US Gulf producers begin refinery restart processes as Isaac dissipates


HOUSTON -- The US Gulf Coast’s energy producers moved to restart refineries and restart platforms Friday as Tropical Depression Isaac petered out over the Mississippi River Valley.

The US Department of Energy said Friday some 878,000 bbl of refining capacity remained shut down, with four refineries in the area down and five operating at a reduced rate.

Two Louisiana refineries – Motiva’s 250,000 bpd Convent refinery and Placid Refining’s 57,000 bpd Port Allen facility – were in the process of restarting, the DOE said.

Marathon Petroleum said Friday its Garyville, La., refinery suffered no significant damage and has continued to operate at reduced rates.

The facility, however, “did receive a large amount of rainfall,” the company said.

Marathon plans to operate the facility at a reduced rate until “the normal crude supply logistics return” a spokesman said in a statement.

Valero said maintenance crews are in the process of assessing the Louisiana refineries it had shut down, but the facilities are not yet up and running.

Employees will return over the weekend to begin the process of restarting operations at the 125,000 bpd refinery in Meraux and the 205,000 bpd refinery in Norco, in St. Charles Parish. Valero spokesman Bill Day said there isn't yet a timetable for restarting work.

“We should have a better idea this weekend,” he said. Mr. Day had said Thursday that initial inspections did not show anything more than minor wind damage to the refineries.

Valero’s 180,000 bpd refinery in Memphis, Tenn., which had to reduce its rates due to the closing of the 1.2 million bpd Capline Pipeline bringing crude from the Gulf Coast, will now ramp up to planned rates because the pipeline reopened.
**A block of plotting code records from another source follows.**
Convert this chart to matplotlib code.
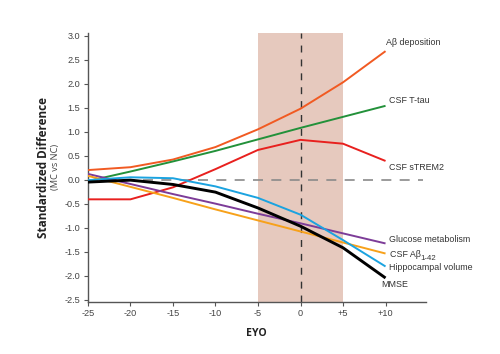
import matplotlib
matplotlib.use("Agg")
import matplotlib.pyplot as plt

# years from estimated onset
eyo = [-25, -20, -15, -10, -5, 0, 5, 10]

abeta_dep = [0.20, 0.26, 0.42, 0.68, 1.05, 1.48, 2.03, 2.68]
csf_ttau = [-0.03, 0.17, 0.38, 0.60, 0.84, 1.08, 1.31, 1.54]
csf_strem2 = [-0.41, -0.41, -0.16, 0.22, 0.62, 0.83, 0.75, 0.39]
glucose = [0.12, -0.09, -0.30, -0.50, -0.71, -0.91, -1.12, -1.33]
csf_ab42 = [0.08, -0.15, -0.38, -0.62, -0.85, -1.08, -1.31, -1.54]
hippo = [-0.01, 0.05, 0.03, -0.14, -0.38, -0.73, -1.26, -1.81]
mmse = [-0.05, -0.01, -0.10, -0.26, -0.59, -0.97, -1.42, -2.05]

x_ticks = [-25, -20, -15, -10, -5, 0, 5, 10]
x_ticklabels = ["-25", "-20", "-15", "-10", "-5", "0", "+5", "+10"]
y_ticks = [-2.5, -2.0, -1.5, -1.0, -0.5, 0.0, 0.5, 1.0, 1.5, 2.0, 2.5, 3.0]

series = [
    (abeta_dep, "#f15a22", 1.4),
    (csf_ttau, "#23913a", 1.4),
    (csf_strem2, "#e8201e", 1.4),
    (glucose, "#7d3c98", 1.4),
    (csf_ab42, "#f7a11a", 1.4),
    (hippo, "#1ba3e0", 1.4),
    (mmse, "#000000", 2.1),
]

fig = plt.figure(figsize=(5, 3.54), dpi=100)
ax = fig.add_axes([0.175, 0.147, 0.676, 0.76])

ax.axvspan(-5, 5, color="#e6c9be", lw=0, zorder=0)
ax.axvline(0, color="#333333", lw=1.0, dashes=(5, 5), zorder=1)
ax.plot([-25, 14.4], [0, 0], color="#8a8a8a", lw=1.2, dashes=(6, 5), zorder=1)

for vals, col, lw in series:
    ax.plot(eyo, vals, color=col, lw=lw, zorder=3, solid_capstyle="butt")

lab_font = dict(family="Liberation Sans", fontsize=6.4, color="#333333", va="center", ha="left")
ax.text(10.0, 2.86, "A\u03b2 deposition", **lab_font)
ax.text(10.4, 1.65, "CSF T-tau", **lab_font)
ax.text(10.4, 0.26, "CSF sTREM2", **lab_font)
ax.text(10.4, -1.25, "Glucose metabolism", **lab_font)
t = ax.text(10.5, -1.56, "CSF A\u03b2", **lab_font)
ax.annotate("1-42", xy=(1, 0.05), xycoords=t, ha="left", va="center",
            family="Liberation Sans", fontsize=5.6, color="#333333")
ax.text(10.4, -1.83, "Hippocampal volume", **lab_font)
ax.text(9.5, -2.19, "MMSE", **lab_font)

ax.set_xlim(-25.05, 14.7)
ax.set_ylim(-2.55, 3.06)
ax.set_xticks(x_ticks)
ax.set_xticklabels(x_ticklabels)
ax.set_yticks(y_ticks)
ax.set_yticklabels([f"{v:.1f}" for v in y_ticks])

for s in ["top", "right"]:
    ax.spines[s].set_visible(False)
for s in ["left", "bottom"]:
    ax.spines[s].set_color("#555555")
    ax.spines[s].set_linewidth(1.0)
ax.tick_params(length=3, width=0.8, color="#555555", labelsize=6.6,
               labelcolor="#444444", pad=2)
for lbl in ax.get_xticklabels() + ax.get_yticklabels():
    lbl.set_family("Liberation Sans")

ax.set_xlabel("EYO", family="Open Sans", fontweight="bold", fontsize=7.6,
              color="#222222", labelpad=7)
fig.text(0.088, 0.528, "Standardized Difference", rotation=90, ha="center", va="center",
         family="Open Sans", fontweight="bold", fontsize=8.5, color="#222222")
fig.text(0.111, 0.528, "(MC vs NC)", rotation=90, ha="center", va="center",
         family="Open Sans", fontsize=6.7, color="#444444")

fig.savefig("out.png", dpi=100)
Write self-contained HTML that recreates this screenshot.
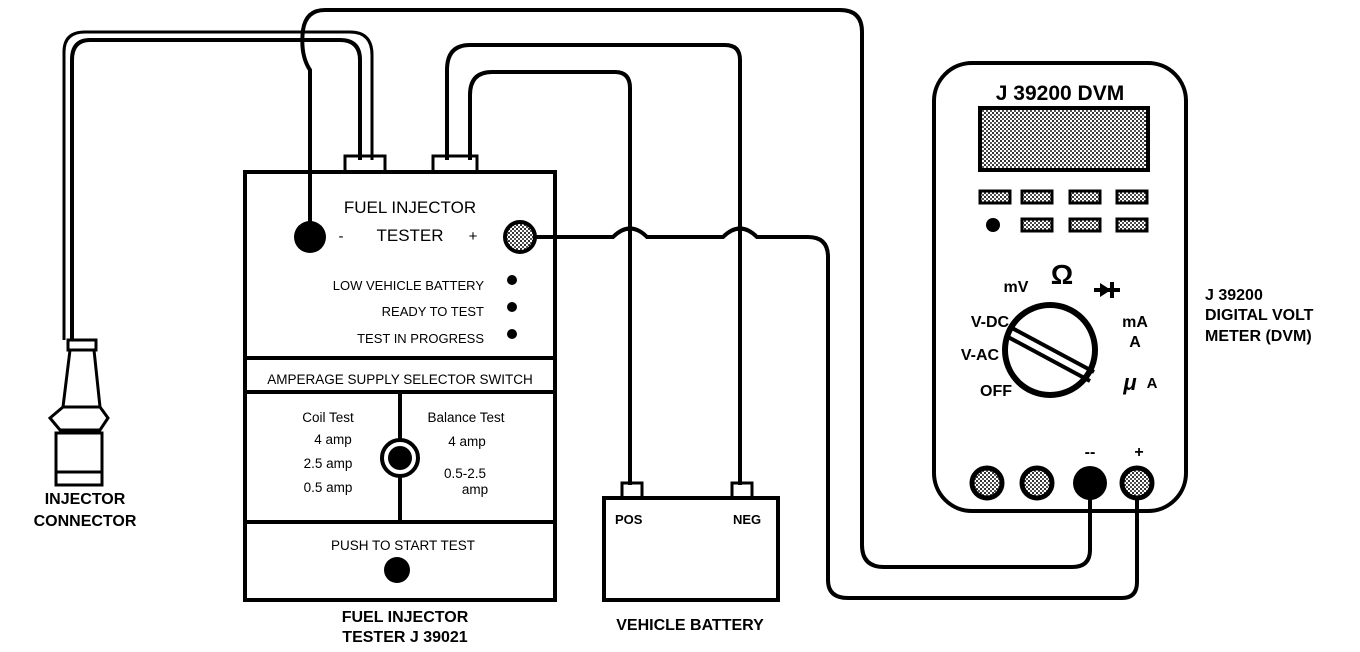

Phillips 66’s Alliance refinery in Belle Chasse, La., remained shut down and without power. The 247,000 bpd facility had some floodwater, though it is receding, a company spokesman said.

Offshore production

Nearly all of the oil production in the US Gulf of Mexico's federal waters remained offline. Production of 1.3 million bpd of oil, or 95% of the region's total, was shut in, a level similar to the one seen Thursday, the US Bureau of Safety and Environmental Enforcement said Friday.

Offshore natural gas outages decreased slightly to 3.1 billion cubic feet/day, or 68% of the region's normal production, down from 3.3 billion cubic feet/day on Thursday.

BP, the Gulf's largest energy producer, said it is redeploying staff to offshore facilities, and will start producing oil and gas there in the coming days.

The company said aerial surveys showed no damage to Isaac, but crews will perform closer inspections when they return.

Anadarko Petroleum said it has started the process of restaffing platforms in the eastern and central Gulf of Mexico that were evacuated ahead of Hurricane Isaac.

Employees will conduct on-site inspections at five platforms Friday, after remote monitoring systems indicated that all the company's facilities were intact.

The company said it expects to restart production as pipeline and infrastructure availability allows.

BHP Billiton said it began restaffing its Gulf of Mexico production platforms Friday. “Production will resume as soon as possible,” a spokesman said.

The DoE said Friday that about 717,848 electricity customers remain without power in Arkansas, Louisiana and Mississippi.